Arrostite delle fette, mai più alte di un centimetro, di in buon pane casalingo. Siate garbati, facendo attenzione che si tostino parzialmente e che, diventando al loro esterno crocchiose, rimangano all’interno con una loro morbidezza. Non tralasciate l’idea che, in ogni caso, devono subire un calore capace di farle raggiungere, sui due lati, un bel colore, che corra dal rame al bronzo, più, qua e là, piccole sfumature decisamente brunite, vicine al ferro battuto. Sarete entrati così nell’intimità del pane abbrustolito.
Lì, in solitudine, capirete con maniosità artigianale che, ad ogni intenzione alimentare, corrispondono infinite sfumature capaci di condurvi, per valli e valichi, su in alto, dove infine troneggiano le vette dell’approfondimento, che potrete raggiungere solo se temerari abbrustolitori.
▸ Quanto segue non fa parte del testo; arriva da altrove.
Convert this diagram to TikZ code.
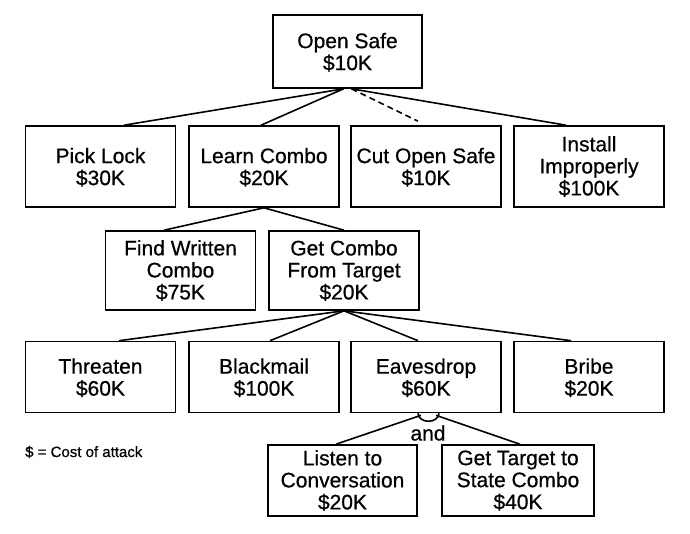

Un conto é abbrustolire per struscicare un umido pomodoro, un altro per farcire con un asciutto e ben tirato prosciutto. In questo secondo caso ricordate che l’aggiunta di un filo di burro può far raggiungere al saporoso assemblaggio vertici ineguagliabili. Così, sempre con l’intenzione di abbrustolire con l’interiore morbidezza, provate queste due fette di pane “ripienandole” con una frittata avanzata dal giorno prima, fatta con un trito grossolano di cappelle di funghi porcini stufati con uno spicchio d’aglio, nipitella, olio, e un non-niente di qualche castagna “bruciata” e poi spezzettata.
Se vegetariani, vi potrete fermare qui. Ma se carnivori, non rinunciate a darle ulteriore sapore risaltando dentro, prima di aggiungerci le uova sbattute, piccoli pezzetti di pancetta di maiale, coscienti qui che la vera difficoltà starà nel farsi avanzare la frittata. Ma se ci riuscirete, al primo morso, al primo rumore, porterete alla vostra memoria l’emozione del primo bacio dato con amore.